Decision Tree

This decision tree model tries to predict smartphone type (iPhone vs. Android) based on several characteristics and personality traits like gender, age, honesty/humility, extraversion, conscientiousness, avoidance similarity, emotionality, agreeableness, socio-economic status, time owned current device, and whether the phone is perceived as a status object. The accuracy of this model is 78.3%, meaning that the model can correctly predict the type of smartphone (Android / iPhone) about 78% of the time.

Overall accuracy = 0.783 

Confusion matrix 
      Predicted (cv)
Actual  [,1]  [,2]
  [1,] 0.658 0.342
  [2,] 0.129 0.871

Model Tuning

Decision tree model arguments can be tuned so that a better accuracy is reached. For instance, you may decide that you split a group as long as it has at least 1 item, or specify the smallest number of observations that can appear on the bottom node of the tree. You may also want to set a complexity argument for how much better each model must be before splitting a leaf node.

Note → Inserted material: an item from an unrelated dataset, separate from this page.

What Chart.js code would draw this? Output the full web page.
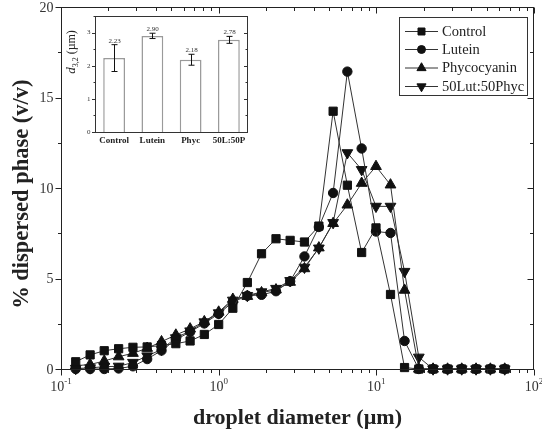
<!DOCTYPE html>
<html><head><meta charset="utf-8">
<script src="https://cdn.jsdelivr.net/npm/chart.js@4.4.0/dist/chart.umd.min.js"></script>
<style>
html,body{margin:0;padding:0;background:#fff;}
#wrap{position:relative;width:542px;height:436px;}
#main{position:absolute;left:0;top:0;}
#inset{position:absolute;left:60px;top:6px;}
</style></head>
<body><div id="wrap"><canvas id="main" width="542" height="436"></canvas><canvas id="inset" width="200" height="150"></canvas></div>
<script>
// ---- main chart data ----
const diameters = [0.124,0.153,0.188,0.232,0.286,0.352,0.434,0.535,0.659,0.811,1.00,1.23,1.52,1.87,2.31,2.84,3.50,4.32,5.32,6.55,8.07,9.95,12.3,15.1,18.6,22.9,28.3,34.8,42.9,52.9,65.2];
const controlVals = [0.40,0.78,1.01,1.12,1.20,1.22,1.30,1.40,1.55,1.91,2.46,3.36,4.78,6.37,7.20,7.11,7.02,7.90,14.25,10.16,6.44,7.80,4.12,0.08,0,0,0,0,0,0,0];
const luteinVals = [0,0,0,0.03,0.15,0.55,1.02,1.62,2.05,2.52,3.05,3.70,4.05,4.10,4.30,4.85,6.22,7.85,9.73,16.44,12.19,7.60,7.52,1.55,0,0,0,0,0,0,0];
const phycVals = [0.18,0.25,0.44,0.68,0.87,1.15,1.51,1.88,2.22,2.62,3.15,3.86,4.02,4.22,4.38,4.80,5.55,6.70,8.05,9.07,10.27,11.20,10.18,4.36,0,0,0,0,0,0,0];
const mixVals = [0.03,0.06,0.13,0.15,0.36,0.72,1.08,1.72,2.10,2.60,3.10,3.80,4.06,4.26,4.45,4.88,5.62,6.68,8.09,11.95,11.02,8.99,8.99,5.39,0.65,0,0,0,0,0,0];
const seriesNames = ['Control','Lutein','Phycocyanin','50Lut:50Phyc'];
const yTickVals = [0,5,10,15,20];
const xDecades = [-1,0,1,2];
// ---- inset data ----
const insetCats = ['Control','Lutein','Phyc','50L:50P'];
const insetVals = [2.23,2.90,2.18,2.78];
const insetErr = [0.405,0.08,0.165,0.105];
const insetLabels = ['2.23','2.90','2.18','2.78'];
const insetTicks = [0,1,2,3];

const SERIF = '"Liberation Serif","DejaVu Serif",serif';
const pts = v => v.map((y,i)=>({x:diameters[i], y}));
const styles = [
  {pointStyle:'rect', radius:5.8, rotation:0},
  {pointStyle:'circle', radius:4.7, rotation:0},
  {pointStyle:'triangle', radius:6.2, rotation:0},
  {pointStyle:'triangle', radius:6.2, rotation:180}
];
const allVals = [controlVals, luteinVals, phycVals, mixVals];
const datasets = allVals.map((v,k)=>({
  label: seriesNames[k], data: pts(v),
  borderColor:'#333', borderWidth:1, tension:0, clip:false,
  pointStyle: styles[k].pointStyle, pointRadius: styles[k].radius, pointRotation: styles[k].rotation,
  pointBackgroundColor:'#111', pointBorderColor:'#111', pointBorderWidth:1, pointHoverRadius: styles[k].radius
}));

function ln(ctx,x1,y1,x2,y2){ctx.beginPath();ctx.moveTo(x1,y1);ctx.lineTo(x2,y2);ctx.stroke();}

const mainDeco = {
  id:'mainDeco',
  afterDraw(chart){
    const {ctx, chartArea:a, scales:{x,y}} = chart;
    ctx.save();
    ctx.strokeStyle='#222'; ctx.lineWidth=1;
    ctx.strokeRect(Math.round(a.left)+0.5, Math.round(a.top)+0.5, Math.round(a.right-a.left)-1, Math.round(a.bottom-a.top));
    const B = Math.round(a.bottom)+0.5, T = Math.round(a.top)+0.5, Lf = Math.round(a.left)+0.5, R = Math.round(a.right)-0.5;
    for (const e of xDecades){
      for (let m=1;m<=9;m++){
        if (e===2 && m>1) break;
        const v = m*Math.pow(10,e);
        const px = Math.round(x.getPixelForValue(v))+0.5;
        const L = m===1?6:3.5;
        ln(ctx,px,B,px,B+L); ln(ctx,px,T,px,T+L);
      }
    }
    for (let v=0; v<=20; v+=2.5){
      const py = Math.round(y.getPixelForValue(v))+0.5;
      const L = (v%5===0)?6:3.5;
      ln(ctx,Lf-L,py,Lf,py); ln(ctx,R-L,py,R,py);
    }
    ctx.fillStyle='#333';
    ctx.font='14px '+SERIF; ctx.textAlign='right'; ctx.textBaseline='middle';
    for (const v of yTickVals){ ctx.fillText(String(v), Lf-8, y.getPixelForValue(v)+1); }
    for (const e of xDecades){
      const px = x.getPixelForValue(Math.pow(10,e));
      ctx.font='14px '+SERIF; const w1 = ctx.measureText('10').width;
      const sup = e<0 ? '-'+Math.abs(e) : String(e);
      ctx.font='9px '+SERIF; const w2 = ctx.measureText(sup).width;
      const x0 = px - (w1+w2)/2;
      ctx.textAlign='left'; ctx.textBaseline='alphabetic';
      ctx.font='14px '+SERIF; ctx.fillText('10', x0, B+21);
      ctx.font='9px '+SERIF; ctx.fillText(sup, x0+w1, B+14);
    }
    ctx.fillStyle='#222';
    ctx.font='bold 22px '+SERIF; ctx.textAlign='center'; ctx.textBaseline='middle';
    ctx.fillText('droplet diameter (\u00b5m)', (a.left+a.right)/2, 418);
    ctx.save(); ctx.translate(22,(a.top+a.bottom)/2+6); ctx.rotate(-Math.PI/2);
    ctx.font='bold 22.5px '+SERIF;
    ctx.fillText('% dispersed phase (v/v)',0,0); ctx.restore();
    ctx.strokeStyle='#333'; ctx.lineWidth=1;
    ctx.strokeRect(399.5,17.5,128,78);
    const rows=[31,49,67.5,86];
    ctx.font='14.5px '+SERIF; ctx.textAlign='left'; ctx.textBaseline='middle'; ctx.fillStyle='#222';
    seriesNames.forEach((n,k)=>{
      const yy=rows[k];
      ln(ctx,405,yy+0.5,438,yy+0.5);
      ctx.fillStyle='#111'; ctx.strokeStyle='#111';
      Chart.helpers.drawPoint(ctx,{pointStyle:styles[k].pointStyle, radius:styles[k].radius*0.85, rotation:styles[k].rotation, borderWidth:1}, 421.5, yy+0.5);
      ctx.strokeStyle='#333'; ctx.fillStyle='#222';
      ctx.fillText(n,442,yy+1);
    });
    ctx.restore();
  }
};

new Chart(document.getElementById('main'),{
  type:'line',
  data:{datasets},
  options:{
    responsive:false, animation:false, devicePixelRatio:1,
    layout:{padding:{top:7,right:8,left:0,bottom:0}},
    plugins:{legend:{display:false},tooltip:{enabled:false}},
    scales:{
      x:{type:'logarithmic',min:0.1,max:100,ticks:{display:false},grid:{display:false},border:{display:false},
         afterFit(s){s.height=67;}},
      y:{type:'linear',min:0,max:20,ticks:{display:false},grid:{display:false},border:{display:false},
         afterFit(s){s.width=61;}}
    }
  },
  plugins:[mainDeco]
});

// ---- inset ----
const insetDeco = {
  id:'insetDeco',
  afterDatasetsDraw(chart){
    const {ctx, chartArea:a, scales:{x,y}} = chart;
    ctx.save();
    ctx.strokeStyle='#111'; ctx.lineWidth=1;
    insetVals.forEach((v,i)=>{
      const px=Math.round(x.getPixelForValue(i))+0.5;
      const y1=y.getPixelForValue(v-insetErr[i]), y2=y.getPixelForValue(v+insetErr[i]);
      ln(ctx,px,y1,px,y2); ln(ctx,px-3,y1,px+3,y1); ln(ctx,px-3,y2,px+3,y2);
      ctx.fillStyle='#333'; ctx.font='7px '+SERIF; ctx.textAlign='center'; ctx.textBaseline='bottom';
      ctx.fillText(insetLabels[i], px, y2-0.5);
    });
    ctx.strokeStyle='#333';
    ctx.strokeRect(Math.round(a.left)+0.5, Math.round(a.top)+0.5, Math.round(a.right-a.left)-1, Math.round(a.bottom-a.top));
    const Lf=Math.round(a.left)+0.5, R=Math.round(a.right)-0.5;
    for (let v=0; v<=3.5; v+=0.5){
      const py=Math.round(y.getPixelForValue(v))+0.5;
      const L = Number.isInteger(v)?3.5:2;
      ln(ctx,Lf-L,py,Lf,py); ln(ctx,R-L,py,R,py);
    }
    ctx.fillStyle='#333'; ctx.font='7px '+SERIF; ctx.textAlign='right'; ctx.textBaseline='middle';
    for (const t of insetTicks) ctx.fillText(String(t), Lf-5, y.getPixelForValue(t));
    ctx.font='bold 9px '+SERIF; ctx.textAlign='center'; ctx.textBaseline='middle'; ctx.fillStyle='#222';
    insetCats.forEach((c,i)=>ctx.fillText(c, x.getPixelForValue(i), a.bottom+8.5));
    ctx.save(); ctx.translate(12,46); ctx.rotate(-Math.PI/2);
    ctx.textBaseline='middle'; ctx.textAlign='left';
    ctx.font='italic 13px '+SERIF; const wd=ctx.measureText('d').width;
    ctx.font='8px '+SERIF; const ws=ctx.measureText('3,2').width;
    ctx.font='12px '+SERIF; const wr=ctx.measureText(' (\u00b5m)').width;
    let x0=-(wd+ws+wr)/2;
    ctx.font='italic 13px '+SERIF; ctx.fillText('d',x0,0);
    ctx.font='8px '+SERIF; ctx.fillText('3,2',x0+wd,3.5);
    ctx.font='12px '+SERIF; ctx.fillText(' (\u00b5m)',x0+wd+ws,0);
    ctx.restore();
    ctx.restore();
  }
};

new Chart(document.getElementById('inset'),{
  type:'bar',
  data:{labels:insetCats, datasets:[{data:insetVals, backgroundColor:'#ffffff', borderColor:'#9a9a9a', borderWidth:1.5,
        categoryPercentage:1, barPercentage:0.57}]},
  options:{
    responsive:false, animation:false, devicePixelRatio:1,
    layout:{padding:{top:10,right:12,left:0,bottom:0}},
    plugins:{legend:{display:false},tooltip:{enabled:false}},
    scales:{
      x:{ticks:{display:false},grid:{display:false},border:{display:false},afterFit(s){s.height=24;}},
      y:{min:0,max:3.5,ticks:{display:false},grid:{display:false},border:{display:false},afterFit(s){s.width=35;}}
    }
  },
  plugins:[insetDeco]
});
</script>
</body></html>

We see that by fine-tuning the previous model, accuracy raises from 78.3% to 83.7%. Now, the smartphone is correctly predicted about 84% of the time.

Overall accuracy = 0.837 

Confusion matrix 
      Predicted (cv)
Actual  [,1]  [,2]
  [1,] 0.808 0.192
  [2,] 0.142 0.858

Random Forest

Combining the results of many small decision trees is often described as ‘boosting’, or an `ensemble’ method, and when you do this with decision trees, you get what is referred to as a ‘random forest’. The accuracy of this model is roughly 65%. The forest also lets you understand which variables in the model are more important based on how often they are closer to the root of the tree. You can see here that the two most important variables to choose one type of smartphone over the other appear to be status symbol and age.

Overall accuracy = 0.65 

Confusion matrix 
      Predicted (cv)
Actual  [,1]  [,2]
  [1,] 0.479 0.521
  [2,] 0.229 0.771

Interaction Plot

An interaction plot shows the prediction of the forest for different values of the selected variables. You may want to select variables that are important according to the importance plot previously obtained, and see how they interact with other features. If the interaction is meaningful, you will see blocks of red/purple indicating the prediction in different regions. In the case of using the phone as a status symbol, you see that the lower the person scored in honesty/humility, the most likely that person is to choose a certain type of smartphone (an iPhone, in this case).